# Directive:
The lines from the top of the material through the line with "from bokeh.resources import INLINE" are to be set down exactly. Leave the pictures out.

--- BEGIN Data supplied ---

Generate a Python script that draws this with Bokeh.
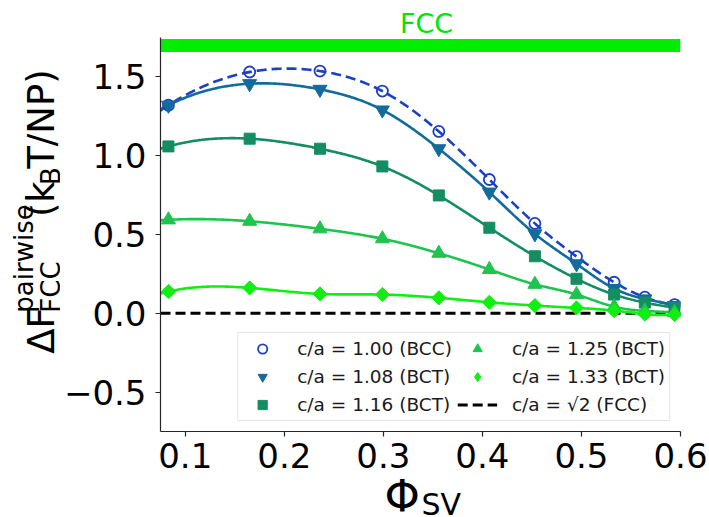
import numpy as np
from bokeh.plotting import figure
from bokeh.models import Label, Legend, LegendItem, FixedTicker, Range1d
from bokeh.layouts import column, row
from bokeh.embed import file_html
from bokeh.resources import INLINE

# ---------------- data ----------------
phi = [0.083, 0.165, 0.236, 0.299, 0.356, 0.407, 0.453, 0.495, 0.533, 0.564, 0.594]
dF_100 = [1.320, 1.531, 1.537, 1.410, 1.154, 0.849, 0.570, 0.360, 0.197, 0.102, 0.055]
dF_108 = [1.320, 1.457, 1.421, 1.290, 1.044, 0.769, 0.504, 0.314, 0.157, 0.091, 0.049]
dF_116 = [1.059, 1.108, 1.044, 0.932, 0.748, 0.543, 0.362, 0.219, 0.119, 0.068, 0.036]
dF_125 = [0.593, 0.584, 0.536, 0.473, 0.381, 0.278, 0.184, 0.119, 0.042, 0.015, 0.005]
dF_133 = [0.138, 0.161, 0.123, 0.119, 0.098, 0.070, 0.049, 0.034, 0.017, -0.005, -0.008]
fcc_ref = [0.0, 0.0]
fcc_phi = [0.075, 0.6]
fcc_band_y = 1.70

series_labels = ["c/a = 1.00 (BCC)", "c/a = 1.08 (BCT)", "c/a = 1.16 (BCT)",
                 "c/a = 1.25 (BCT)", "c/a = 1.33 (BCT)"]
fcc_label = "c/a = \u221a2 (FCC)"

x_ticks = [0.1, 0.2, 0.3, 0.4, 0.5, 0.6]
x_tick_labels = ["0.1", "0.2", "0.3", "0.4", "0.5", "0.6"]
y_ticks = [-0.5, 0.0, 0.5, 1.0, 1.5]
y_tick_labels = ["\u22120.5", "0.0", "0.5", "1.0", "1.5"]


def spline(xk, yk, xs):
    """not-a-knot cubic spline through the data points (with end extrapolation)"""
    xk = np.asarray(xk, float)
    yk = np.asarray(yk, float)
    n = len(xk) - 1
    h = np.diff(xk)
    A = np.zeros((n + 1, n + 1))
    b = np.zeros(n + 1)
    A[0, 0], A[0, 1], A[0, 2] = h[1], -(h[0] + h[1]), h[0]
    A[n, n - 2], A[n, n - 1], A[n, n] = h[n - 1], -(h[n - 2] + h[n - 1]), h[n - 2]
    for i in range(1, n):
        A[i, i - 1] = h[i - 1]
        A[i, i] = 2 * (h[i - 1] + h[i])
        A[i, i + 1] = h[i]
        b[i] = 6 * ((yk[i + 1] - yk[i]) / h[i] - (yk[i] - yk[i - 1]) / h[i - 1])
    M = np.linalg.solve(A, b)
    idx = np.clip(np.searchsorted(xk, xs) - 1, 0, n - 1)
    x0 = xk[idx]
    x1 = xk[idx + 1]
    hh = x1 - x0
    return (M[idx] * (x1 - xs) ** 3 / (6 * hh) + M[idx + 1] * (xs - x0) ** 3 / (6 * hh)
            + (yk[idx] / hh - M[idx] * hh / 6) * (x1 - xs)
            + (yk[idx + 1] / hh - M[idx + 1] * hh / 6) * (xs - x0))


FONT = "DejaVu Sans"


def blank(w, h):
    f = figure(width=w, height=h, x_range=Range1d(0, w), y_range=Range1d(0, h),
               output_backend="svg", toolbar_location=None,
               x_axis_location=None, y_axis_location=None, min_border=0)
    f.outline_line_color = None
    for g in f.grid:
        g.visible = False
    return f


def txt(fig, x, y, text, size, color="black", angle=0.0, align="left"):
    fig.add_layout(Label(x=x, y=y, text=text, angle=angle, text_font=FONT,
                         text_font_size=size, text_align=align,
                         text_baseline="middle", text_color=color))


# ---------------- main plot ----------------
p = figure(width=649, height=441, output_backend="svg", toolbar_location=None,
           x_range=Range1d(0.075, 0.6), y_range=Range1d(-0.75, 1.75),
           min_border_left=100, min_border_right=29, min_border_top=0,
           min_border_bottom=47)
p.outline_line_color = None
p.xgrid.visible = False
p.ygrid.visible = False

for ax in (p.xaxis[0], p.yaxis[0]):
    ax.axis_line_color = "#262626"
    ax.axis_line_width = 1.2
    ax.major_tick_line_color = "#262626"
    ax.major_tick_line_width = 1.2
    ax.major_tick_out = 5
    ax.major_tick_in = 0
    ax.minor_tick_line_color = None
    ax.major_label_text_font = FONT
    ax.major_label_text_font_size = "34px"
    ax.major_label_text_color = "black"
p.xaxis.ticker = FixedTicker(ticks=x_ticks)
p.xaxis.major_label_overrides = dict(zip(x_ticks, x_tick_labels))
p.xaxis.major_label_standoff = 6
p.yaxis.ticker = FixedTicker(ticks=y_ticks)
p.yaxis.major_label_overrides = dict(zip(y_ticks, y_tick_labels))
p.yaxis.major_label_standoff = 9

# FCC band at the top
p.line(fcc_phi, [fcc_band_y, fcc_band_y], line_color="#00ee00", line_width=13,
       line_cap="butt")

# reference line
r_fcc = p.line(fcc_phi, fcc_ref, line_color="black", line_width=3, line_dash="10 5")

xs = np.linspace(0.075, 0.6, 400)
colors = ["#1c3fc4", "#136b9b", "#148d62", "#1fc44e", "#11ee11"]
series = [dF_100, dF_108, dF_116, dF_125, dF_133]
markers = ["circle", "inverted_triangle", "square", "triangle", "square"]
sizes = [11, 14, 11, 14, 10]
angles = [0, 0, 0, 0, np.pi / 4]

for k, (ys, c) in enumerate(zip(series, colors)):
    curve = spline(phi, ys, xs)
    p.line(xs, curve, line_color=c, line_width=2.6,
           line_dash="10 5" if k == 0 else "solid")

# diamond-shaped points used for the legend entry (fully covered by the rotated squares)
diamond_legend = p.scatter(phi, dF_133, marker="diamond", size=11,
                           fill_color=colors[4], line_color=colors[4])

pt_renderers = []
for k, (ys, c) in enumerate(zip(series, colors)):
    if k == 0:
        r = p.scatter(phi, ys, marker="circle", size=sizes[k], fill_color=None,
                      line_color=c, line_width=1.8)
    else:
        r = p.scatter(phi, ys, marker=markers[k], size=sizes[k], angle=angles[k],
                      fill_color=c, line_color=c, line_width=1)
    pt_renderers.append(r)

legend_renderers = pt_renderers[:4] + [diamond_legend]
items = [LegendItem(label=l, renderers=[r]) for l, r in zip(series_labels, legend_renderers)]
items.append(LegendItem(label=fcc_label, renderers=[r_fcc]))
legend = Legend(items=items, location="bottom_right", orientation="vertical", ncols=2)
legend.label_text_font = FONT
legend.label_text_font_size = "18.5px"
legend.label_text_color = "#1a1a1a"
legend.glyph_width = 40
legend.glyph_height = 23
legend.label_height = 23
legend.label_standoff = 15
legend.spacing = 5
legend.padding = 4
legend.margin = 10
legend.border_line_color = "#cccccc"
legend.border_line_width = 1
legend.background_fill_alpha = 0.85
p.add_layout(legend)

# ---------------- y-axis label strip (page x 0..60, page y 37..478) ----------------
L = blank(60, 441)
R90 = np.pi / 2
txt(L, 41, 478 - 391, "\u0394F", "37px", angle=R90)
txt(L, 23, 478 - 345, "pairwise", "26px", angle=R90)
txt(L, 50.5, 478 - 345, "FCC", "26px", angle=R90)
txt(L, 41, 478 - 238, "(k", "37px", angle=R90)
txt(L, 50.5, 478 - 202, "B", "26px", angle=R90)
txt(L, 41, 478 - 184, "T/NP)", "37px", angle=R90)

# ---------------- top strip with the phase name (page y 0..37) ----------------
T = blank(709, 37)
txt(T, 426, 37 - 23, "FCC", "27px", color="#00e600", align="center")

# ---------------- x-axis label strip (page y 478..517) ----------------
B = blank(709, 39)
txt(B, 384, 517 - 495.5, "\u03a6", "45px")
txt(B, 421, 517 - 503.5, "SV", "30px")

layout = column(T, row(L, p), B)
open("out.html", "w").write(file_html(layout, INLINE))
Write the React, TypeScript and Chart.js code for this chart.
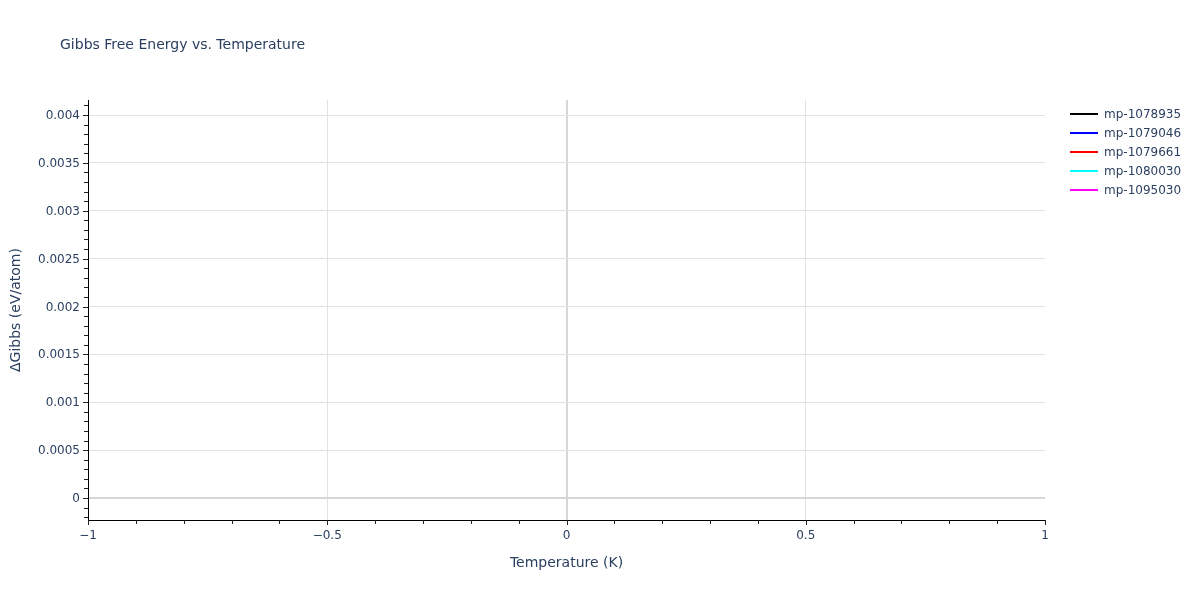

--- END Data supplied ---

# Written answer:
Generate a Python script that draws this with Bokeh.
import numpy as np
from bokeh.plotting import figure
from bokeh.models import Label, Legend, LegendItem, FixedTicker, Range1d
from bokeh.layouts import column, row
from bokeh.embed import file_html
from bokeh.resources import INLINE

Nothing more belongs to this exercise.